Meaningful Models: Utilizing Conceptual Structure to Improve Machine Learning Interpretability

The last decade has seen huge progress in the development of advanced machine learning models; however, those models are powerless unless human users can interpret them. Here we show how the mind’s construction of concepts and meaning can be used to create more interpretable machine learning models. By proposing a novel method of classifying concepts, in terms of ‘form’ and ‘function’, we elucidate the nature of meaning and offer proposals to improve model understandability. As machine learning begins to permeate daily life, interpretable models may serve as a bridge between domain-expert authors and non-expert users.

💡 Research Summary

The paper “Meaningful Models: Utilizing Conceptual Structure to Improve Machine Learning Interpretability” argues that the ultimate utility of modern machine learning systems hinges on human users being able to understand what the models do and why they produce particular outputs. To bridge the gap between high‑performance algorithms and human comprehension, the author draws on cognitive psychology, particularly the processes by which humans form concepts, and proposes a novel framework for thinking about meaning in terms of “form” and “function.”

First, the manuscript reviews implicit learning – the unconscious, automatic extraction of statistical regularities from the environment. Implicit learning supplies low‑level features (continuous or categorical properties) that later become the building blocks of conscious concepts. A concept is modeled as a key‑value pair: a symbolic token (word, image, sound) serves as the key, while the associated set of features constitutes the value. This mirrors a dictionary structure and provides a natural analogy for feature engineering in machine learning.

Second, the author redefines meaning as the mapping of a symbol onto its feature set within a specific context. Drawing on latent semantic analysis and connectionist models, the paper argues that symbols are intrinsically meaningless until they are linked to a network of features; meaning therefore emerges relationally, as a function of the surrounding semantic system.

The core contribution is the introduction of two orthogonal dimensions – form and function – to categorize concepts. “Function” captures the core, context‑dependent meaning of a concept; it is the input‑output relationship that the concept enacts in a given situation. “Form” captures peripheral, instance‑specific attributes that differentiate one realization of the same function from another. The paper illustrates this with linguistic examples (“go” vs. “head” in different sentences) and with a simple physical scenario (a rock resting on paper). By treating function as the essential meaning and form as the surface manifestation, the author provides a systematic way to separate what a model should do (its functional goal) from how it presents its results (its form).

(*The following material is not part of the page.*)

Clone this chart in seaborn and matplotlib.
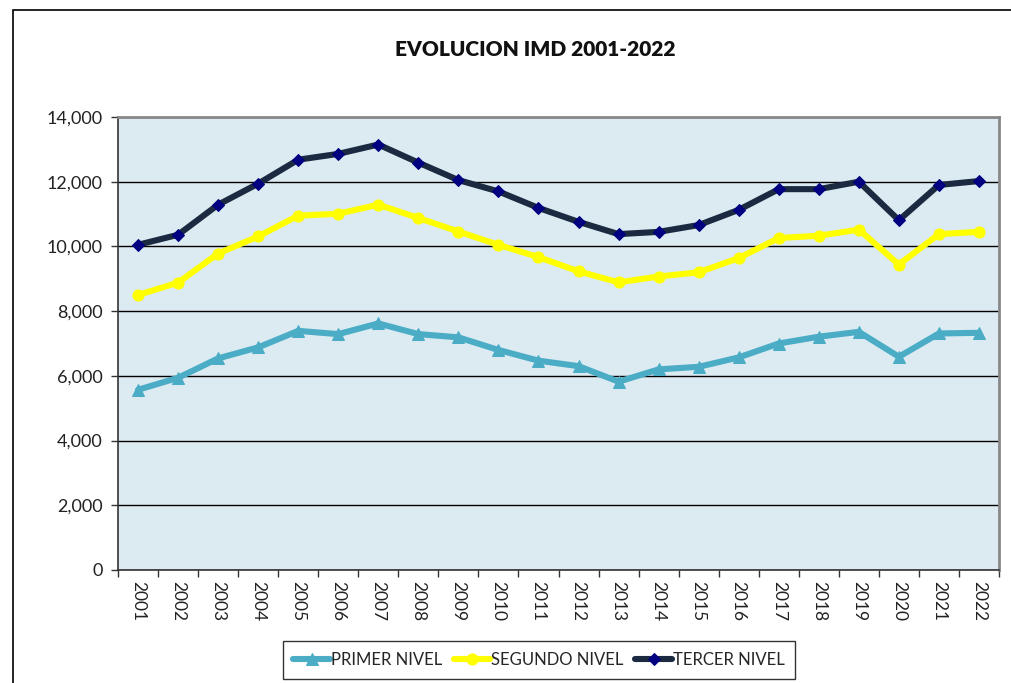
import matplotlib
matplotlib.use("Agg")
import matplotlib.pyplot as plt
import matplotlib.ticker as mticker
from matplotlib.patches import Rectangle
import seaborn as sns
import pandas as pd
import numpy as np

years = [str(y) for y in range(2001, 2023)]
primer = [5570, 5940, 6540, 6880, 7390, 7290, 7620, 7290, 7190, 6800, 6470,
          6300, 5820, 6200, 6280, 6570, 7000, 7210, 7360, 6590, 7310, 7330]
segundo = [8500, 8880, 9780, 10310, 10950, 11010, 11290, 10880, 10460, 10050, 9670,
           9230, 8890, 9070, 9200, 9640, 10260, 10330, 10520, 9440, 10380, 10450]
tercer = [10050, 10360, 11290, 11940, 12680, 12860, 13150, 12590, 12050, 11700, 11190,
          10760, 10380, 10450, 10660, 11130, 11770, 11770, 12000, 10810, 11900, 12020]
series_names = ["PRIMER NIVEL", "SEGUNDO NIVEL", "TERCER NIVEL"]
title = "EVOLUCION IMD 2001-2022"

sns.set_theme(style="white")
plt.rcParams['font.family'] = ['Lato', 'DejaVu Sans']

fig = plt.figure(figsize=(10.12, 6.83), dpi=100)
W, H = 1012, 683
ax = fig.add_axes([118 / W, 1 - 570 / H, (999 - 118) / W, (570 - 117) / H])
ax.set_facecolor("#DCEBF2")

x = np.arange(len(years))
styles = [
    (primer, "#4BACC6", "#4BACC6", "^", 9),
    (segundo, "#FFFF00", "#FFFF00", "o", 8),
    (tercer, "#1B2A41", "#000080", "D", 6),
]
for (vals, lc, mc, mk, ms), name in zip(styles, series_names):
    sns.lineplot(x=x, y=vals, ax=ax, color=lc, linewidth=4.4, marker=mk,
                 markersize=ms, markerfacecolor=mc, markeredgecolor=mc,
                 label=name, zorder=3)

ax.set_xlim(-0.5, len(years) - 0.5)
ax.set_ylim(0, 14000)
ax.set_yticks(np.arange(0, 14001, 2000))
ax.yaxis.set_major_formatter(mticker.FuncFormatter(lambda v, p: f"{int(v):,}"))
ax.grid(axis="y", color="black", linewidth=1.0, zorder=1)
ax.set_axisbelow(True)

ax.set_xticks(x)
ax.set_xticklabels(years, rotation=-90, fontsize=12.5, color="#222222")
ax.set_xticks(np.arange(-0.5, len(years), 1), minor=True)
ax.tick_params(axis="x", which="major", length=0, pad=8)
ax.tick_params(axis="x", which="minor", length=5, width=1, color="#333333", direction="out", bottom=True)
ax.tick_params(axis="y", length=5, width=1, color="#333333", direction="out", left=True,
               labelsize=13, labelcolor="#222222", pad=6)

for side in ["top", "right"]:
    ax.spines[side].set_color("#888888")
    ax.spines[side].set_linewidth(2)
ax.spines["left"].set_color("#333333")
ax.spines["left"].set_linewidth(1.2)
ax.spines["bottom"].set_color("#333333")
ax.spines["bottom"].set_linewidth(1.2)

fig.text(535 / W, 1 - 50 / H, title, ha="center", va="center", fontsize=15,
         fontweight="heavy", color="#111111")

leg = ax.legend(loc="center", bbox_to_anchor=((539 - 118) / (999 - 118), (570 - 660) / (570 - 117)),
                ncol=3, frameon=True, fancybox=False, fontsize=12, handlelength=2.2,
                handletextpad=0.05, columnspacing=0.7, borderpad=0.65)
leg.get_frame().set_edgecolor("#000000")
leg.get_frame().set_linewidth(1.0)

fig.patches.append(Rectangle((13 / W, -0.1), 2, 1 - 10 / H + 0.1, transform=fig.transFigure,
                             fill=False, edgecolor="black", linewidth=1.2))

fig.savefig("out.png", dpi=100)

Building on this theoretical foundation, three practical recommendations are offered for improving model interpretability:

1. Explicitly State the Model’s Function – Clearly define input requirements, output goals, and the intended application domain. Reduce the number of input attributes through variable ranking, weight elimination, or other feature‑selection techniques. This not only simplifies the model but also reduces over‑fitting risk.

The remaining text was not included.